We don't have much choice, high performance video card just big and they need a good cooling solution. It will probably take another ten years to reduce power consumption and we would get a small reduction is size and cooling requirements.
There are a bunch of "experimental" and open case sort of builds for people interested in something not quite standard. I'm not sure they have any advantage over the standard case.
When it first came out I was a big fan of the look of the inwin d-frame, but looking at it today I'm not sure its as fit for purpose as a $100 off the shelf box from corsair or whatever.
I don't think this is really true, lots of smaller form factor devices are now used for gaming. Gaming laptops have been around for a decade+, gaming NUCs started popping up 4-5 years ago, the Steam Deck, a handheld gaming PC came out this year. The tower is still around but 'gaming PC' has diversified a great deal.
I would argue that they are sort of local optima. Box is a nice shape for anything and then you want modularity for space and then the fact it is air cooled.
We could pack them more tightly, but that just make life and many things harder.
I lack experience too. But I thought it may form a frame, and perhaps it could be as easy as drilling holes and working with plywood for anything remaining.
It is always quite worrying for me to see something like this. People take a piece of tech which belongs in a museum and effectively destroy it just to get a cooler PC case.
If we go that route what doesn't belong to museum? Do you store all the food packaging? Every magazine? All of the spam you receive? That might be very useful for some historian in couple centuries after all... Where to stop?
I have a floppy disk and it's a perfectly fine piece of computing peripheral, I've even recovered some old university projects from 20 years ago. No need to bastardize it into a mockup SD card reader, the same goes for the CD-ROM.

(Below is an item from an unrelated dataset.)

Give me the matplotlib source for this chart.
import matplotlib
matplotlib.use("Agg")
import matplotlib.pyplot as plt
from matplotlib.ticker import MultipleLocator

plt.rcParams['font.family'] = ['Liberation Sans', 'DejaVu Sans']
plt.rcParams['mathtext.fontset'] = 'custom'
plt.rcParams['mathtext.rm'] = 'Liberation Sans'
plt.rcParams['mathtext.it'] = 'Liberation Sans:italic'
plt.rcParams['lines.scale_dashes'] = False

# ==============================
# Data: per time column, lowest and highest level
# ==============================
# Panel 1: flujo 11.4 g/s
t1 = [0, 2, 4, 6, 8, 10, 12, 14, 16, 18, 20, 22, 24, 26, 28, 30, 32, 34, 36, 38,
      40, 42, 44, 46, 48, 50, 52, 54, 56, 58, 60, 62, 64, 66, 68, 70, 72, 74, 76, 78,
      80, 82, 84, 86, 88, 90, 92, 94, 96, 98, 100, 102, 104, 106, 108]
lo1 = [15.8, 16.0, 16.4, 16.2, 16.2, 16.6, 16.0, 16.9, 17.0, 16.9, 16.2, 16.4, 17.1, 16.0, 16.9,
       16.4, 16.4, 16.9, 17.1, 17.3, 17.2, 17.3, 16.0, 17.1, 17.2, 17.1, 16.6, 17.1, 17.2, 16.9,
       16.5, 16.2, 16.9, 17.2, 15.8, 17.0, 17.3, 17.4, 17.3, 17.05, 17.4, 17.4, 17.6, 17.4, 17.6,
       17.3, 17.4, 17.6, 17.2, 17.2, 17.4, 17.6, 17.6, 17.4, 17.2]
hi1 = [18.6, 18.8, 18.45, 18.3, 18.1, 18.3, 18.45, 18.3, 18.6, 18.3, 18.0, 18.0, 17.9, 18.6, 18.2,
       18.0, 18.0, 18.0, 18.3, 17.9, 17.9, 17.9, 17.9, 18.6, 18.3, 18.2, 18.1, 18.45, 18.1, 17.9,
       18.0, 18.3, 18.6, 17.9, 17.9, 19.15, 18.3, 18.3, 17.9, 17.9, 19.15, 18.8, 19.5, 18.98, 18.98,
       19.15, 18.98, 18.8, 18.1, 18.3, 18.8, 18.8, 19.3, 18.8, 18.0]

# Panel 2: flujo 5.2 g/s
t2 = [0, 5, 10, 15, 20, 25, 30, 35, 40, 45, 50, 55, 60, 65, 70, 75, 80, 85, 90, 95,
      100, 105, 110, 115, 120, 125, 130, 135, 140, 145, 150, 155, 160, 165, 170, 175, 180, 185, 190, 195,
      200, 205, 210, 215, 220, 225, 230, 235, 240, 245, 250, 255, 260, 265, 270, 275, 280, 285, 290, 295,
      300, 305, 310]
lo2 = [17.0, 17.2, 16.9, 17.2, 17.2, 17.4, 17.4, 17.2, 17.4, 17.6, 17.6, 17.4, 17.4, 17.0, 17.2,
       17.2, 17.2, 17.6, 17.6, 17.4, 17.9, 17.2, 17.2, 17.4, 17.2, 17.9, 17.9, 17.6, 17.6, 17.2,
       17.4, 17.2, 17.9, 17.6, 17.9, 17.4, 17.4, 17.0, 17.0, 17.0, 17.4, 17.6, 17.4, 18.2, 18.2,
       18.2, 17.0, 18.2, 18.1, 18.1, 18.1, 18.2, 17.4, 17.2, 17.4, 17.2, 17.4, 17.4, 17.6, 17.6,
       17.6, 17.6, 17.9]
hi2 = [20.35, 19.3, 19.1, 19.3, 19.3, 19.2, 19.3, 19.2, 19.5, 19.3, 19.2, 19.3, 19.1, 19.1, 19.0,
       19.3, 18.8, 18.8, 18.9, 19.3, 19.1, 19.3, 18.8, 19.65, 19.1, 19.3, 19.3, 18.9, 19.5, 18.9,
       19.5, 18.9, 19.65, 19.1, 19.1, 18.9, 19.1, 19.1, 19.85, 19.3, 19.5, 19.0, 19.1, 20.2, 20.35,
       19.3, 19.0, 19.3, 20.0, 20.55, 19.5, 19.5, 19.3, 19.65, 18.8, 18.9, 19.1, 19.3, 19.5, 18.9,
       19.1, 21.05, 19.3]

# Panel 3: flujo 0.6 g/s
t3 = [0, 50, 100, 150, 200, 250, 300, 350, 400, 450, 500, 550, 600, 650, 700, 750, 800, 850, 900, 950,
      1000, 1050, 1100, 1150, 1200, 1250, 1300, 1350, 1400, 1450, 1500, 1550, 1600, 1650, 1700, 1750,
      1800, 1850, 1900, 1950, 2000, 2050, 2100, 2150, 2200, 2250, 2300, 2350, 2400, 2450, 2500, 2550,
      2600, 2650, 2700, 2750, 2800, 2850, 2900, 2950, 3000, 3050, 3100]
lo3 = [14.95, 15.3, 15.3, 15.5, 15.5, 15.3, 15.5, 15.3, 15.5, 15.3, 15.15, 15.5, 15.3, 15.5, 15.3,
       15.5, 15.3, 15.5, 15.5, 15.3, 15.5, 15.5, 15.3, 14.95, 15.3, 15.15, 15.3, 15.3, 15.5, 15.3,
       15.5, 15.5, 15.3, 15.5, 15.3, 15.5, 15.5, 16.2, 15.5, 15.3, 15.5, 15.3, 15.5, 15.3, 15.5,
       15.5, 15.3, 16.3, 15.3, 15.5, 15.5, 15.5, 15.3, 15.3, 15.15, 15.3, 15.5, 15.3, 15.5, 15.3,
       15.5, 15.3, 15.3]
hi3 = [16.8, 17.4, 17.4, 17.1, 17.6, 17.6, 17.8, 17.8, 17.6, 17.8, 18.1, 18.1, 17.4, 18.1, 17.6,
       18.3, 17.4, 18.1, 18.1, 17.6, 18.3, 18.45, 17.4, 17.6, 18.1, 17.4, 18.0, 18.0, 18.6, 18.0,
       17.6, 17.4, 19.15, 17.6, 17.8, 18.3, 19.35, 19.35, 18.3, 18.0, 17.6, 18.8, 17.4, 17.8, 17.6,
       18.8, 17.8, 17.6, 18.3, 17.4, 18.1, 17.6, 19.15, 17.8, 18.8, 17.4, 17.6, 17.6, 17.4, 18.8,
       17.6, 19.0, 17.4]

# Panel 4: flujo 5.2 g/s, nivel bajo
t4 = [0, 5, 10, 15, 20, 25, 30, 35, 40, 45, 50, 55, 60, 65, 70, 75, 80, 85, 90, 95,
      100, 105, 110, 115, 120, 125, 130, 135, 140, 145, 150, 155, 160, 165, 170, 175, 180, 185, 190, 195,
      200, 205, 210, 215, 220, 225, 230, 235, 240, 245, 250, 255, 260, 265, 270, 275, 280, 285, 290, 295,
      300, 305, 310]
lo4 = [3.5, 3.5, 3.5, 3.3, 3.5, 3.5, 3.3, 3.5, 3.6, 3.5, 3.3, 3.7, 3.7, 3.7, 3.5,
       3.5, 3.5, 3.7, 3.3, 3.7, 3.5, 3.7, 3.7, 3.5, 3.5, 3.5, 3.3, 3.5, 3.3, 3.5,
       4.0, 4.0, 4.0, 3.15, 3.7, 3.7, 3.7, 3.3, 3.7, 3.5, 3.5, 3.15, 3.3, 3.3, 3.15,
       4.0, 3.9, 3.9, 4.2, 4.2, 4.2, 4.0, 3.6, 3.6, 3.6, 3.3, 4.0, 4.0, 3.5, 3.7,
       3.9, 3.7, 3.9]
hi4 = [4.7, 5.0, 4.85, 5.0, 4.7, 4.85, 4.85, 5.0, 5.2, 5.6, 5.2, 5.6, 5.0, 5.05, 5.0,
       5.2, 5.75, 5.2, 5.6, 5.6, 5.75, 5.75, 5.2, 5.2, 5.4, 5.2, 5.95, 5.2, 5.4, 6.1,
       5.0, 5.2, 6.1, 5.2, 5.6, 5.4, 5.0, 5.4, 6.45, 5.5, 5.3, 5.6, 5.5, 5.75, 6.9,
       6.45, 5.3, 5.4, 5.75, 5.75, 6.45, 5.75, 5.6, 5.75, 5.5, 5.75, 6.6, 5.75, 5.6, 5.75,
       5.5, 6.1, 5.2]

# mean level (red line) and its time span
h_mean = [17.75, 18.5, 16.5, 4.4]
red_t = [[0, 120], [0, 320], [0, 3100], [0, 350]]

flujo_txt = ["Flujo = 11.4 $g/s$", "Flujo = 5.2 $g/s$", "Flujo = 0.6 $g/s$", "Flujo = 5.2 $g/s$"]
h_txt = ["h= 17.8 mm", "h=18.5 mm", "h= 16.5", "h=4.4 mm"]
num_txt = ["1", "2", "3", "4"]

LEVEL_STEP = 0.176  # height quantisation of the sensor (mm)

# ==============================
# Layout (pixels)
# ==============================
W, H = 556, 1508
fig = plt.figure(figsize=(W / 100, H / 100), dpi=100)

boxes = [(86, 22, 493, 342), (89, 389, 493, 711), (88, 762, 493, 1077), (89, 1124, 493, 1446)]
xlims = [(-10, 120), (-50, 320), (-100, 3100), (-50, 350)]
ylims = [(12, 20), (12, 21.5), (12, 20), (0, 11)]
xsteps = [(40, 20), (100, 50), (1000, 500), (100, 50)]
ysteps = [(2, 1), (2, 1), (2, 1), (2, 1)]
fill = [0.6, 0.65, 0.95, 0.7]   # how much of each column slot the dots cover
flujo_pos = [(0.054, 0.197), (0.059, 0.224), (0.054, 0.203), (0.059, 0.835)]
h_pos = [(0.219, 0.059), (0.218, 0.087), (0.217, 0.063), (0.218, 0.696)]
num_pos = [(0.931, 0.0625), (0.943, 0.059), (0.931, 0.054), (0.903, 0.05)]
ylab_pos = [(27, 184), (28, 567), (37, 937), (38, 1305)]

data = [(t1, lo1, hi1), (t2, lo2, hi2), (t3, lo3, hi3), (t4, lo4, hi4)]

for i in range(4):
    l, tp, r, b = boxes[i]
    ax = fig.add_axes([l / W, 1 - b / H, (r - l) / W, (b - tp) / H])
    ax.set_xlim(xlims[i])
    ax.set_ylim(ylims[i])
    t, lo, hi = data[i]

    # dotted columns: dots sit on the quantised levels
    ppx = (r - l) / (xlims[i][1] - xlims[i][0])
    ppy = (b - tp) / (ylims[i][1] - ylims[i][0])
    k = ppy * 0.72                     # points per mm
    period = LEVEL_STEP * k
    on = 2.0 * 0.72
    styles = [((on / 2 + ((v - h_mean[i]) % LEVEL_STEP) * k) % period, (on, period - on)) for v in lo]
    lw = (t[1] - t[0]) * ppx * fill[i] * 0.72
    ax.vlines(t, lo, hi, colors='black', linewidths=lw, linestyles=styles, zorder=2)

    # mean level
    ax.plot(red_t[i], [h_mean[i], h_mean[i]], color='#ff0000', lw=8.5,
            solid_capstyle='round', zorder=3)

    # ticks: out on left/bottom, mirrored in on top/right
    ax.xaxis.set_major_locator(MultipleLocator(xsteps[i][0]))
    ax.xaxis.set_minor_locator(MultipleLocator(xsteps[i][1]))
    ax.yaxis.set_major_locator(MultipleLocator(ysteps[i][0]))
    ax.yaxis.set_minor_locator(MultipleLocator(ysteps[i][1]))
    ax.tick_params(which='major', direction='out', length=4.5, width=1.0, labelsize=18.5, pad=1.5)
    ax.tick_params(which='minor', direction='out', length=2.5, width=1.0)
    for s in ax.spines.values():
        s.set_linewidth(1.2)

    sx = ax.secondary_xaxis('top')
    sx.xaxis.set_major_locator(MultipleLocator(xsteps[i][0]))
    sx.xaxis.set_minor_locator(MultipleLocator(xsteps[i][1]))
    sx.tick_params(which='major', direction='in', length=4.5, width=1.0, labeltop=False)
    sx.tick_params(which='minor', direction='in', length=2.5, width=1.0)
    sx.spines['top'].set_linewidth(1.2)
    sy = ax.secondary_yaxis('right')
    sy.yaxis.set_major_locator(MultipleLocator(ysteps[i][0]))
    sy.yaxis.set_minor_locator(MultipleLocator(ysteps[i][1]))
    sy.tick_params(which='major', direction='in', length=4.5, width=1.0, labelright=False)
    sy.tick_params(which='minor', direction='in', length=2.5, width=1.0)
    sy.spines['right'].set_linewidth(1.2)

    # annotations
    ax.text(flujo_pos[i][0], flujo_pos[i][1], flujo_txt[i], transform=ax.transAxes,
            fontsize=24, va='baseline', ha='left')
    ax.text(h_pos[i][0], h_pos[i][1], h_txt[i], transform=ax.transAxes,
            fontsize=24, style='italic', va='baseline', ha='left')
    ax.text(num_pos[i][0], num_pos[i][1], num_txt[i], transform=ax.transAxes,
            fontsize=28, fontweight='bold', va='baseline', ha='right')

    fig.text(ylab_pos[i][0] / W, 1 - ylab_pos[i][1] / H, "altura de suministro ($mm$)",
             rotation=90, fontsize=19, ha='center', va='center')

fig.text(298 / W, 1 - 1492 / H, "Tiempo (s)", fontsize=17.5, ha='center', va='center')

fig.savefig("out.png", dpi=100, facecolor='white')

"If you're seeing this message, that means JavaScript has been disabled on your browser, please enable JS to make Imgur work." :-|
Thank you, HN, for being usable without JS.
Note: set your UA to something really old or unknown, and imgur direct links will actually become direct links to images instead of redirecting to their JS-filled abomination and then loading the image.

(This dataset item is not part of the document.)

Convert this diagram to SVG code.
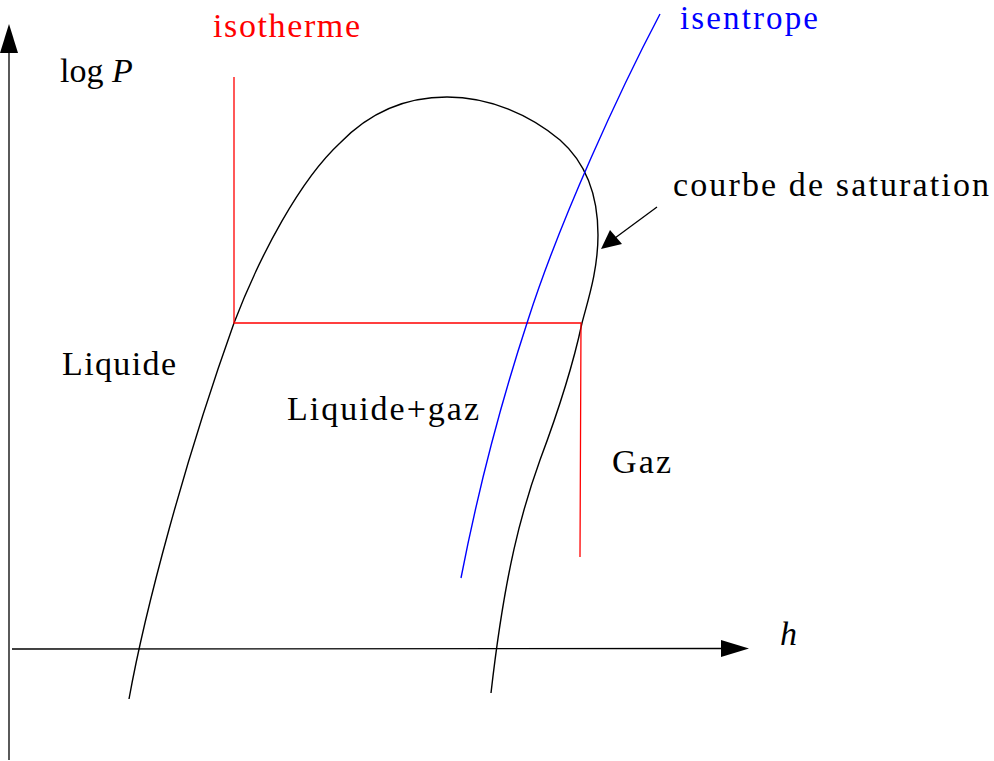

Unfortunately this doesn't apply to collections of images.
It was our first PC style computer and we used it a lot.
Fun facts:
- newly booted it could run AutoCAD on the standard 4MB
- of course with a giant extra 8MB it flew and was only limited by us kids knowing nothing
- it had suspend/resume (!) If you hit the power button ut turned itself off and when turned on again it came right back where you left it. For younger people here: this was amazing at the time. Some friends probably stil had drives that had to be "parked" around that time.
- 24/7 IBM Helpware was somehow included and these guys (it was mostly guys) where amazing. As a 15 - 17 y.o. I called them a number of times after siblings had cleaned the "mess" in the C:\ folder etc etc. I called them on midsummers eve and I think on new years eve (it might have been Christmas) and they were always friendly, helpful and patient. Utterly amazing customer support! Could answer anything and would stay on the phone while I ran through the backup disks or whatever I did to solve that days problem. Set a standard for what IT support should be like for me. (Yes, I have done IT support myself since then and those guys and Limoncelli/Hogans book "The Practice of Systems and Networks Administration" was probably the best inspiration for me.)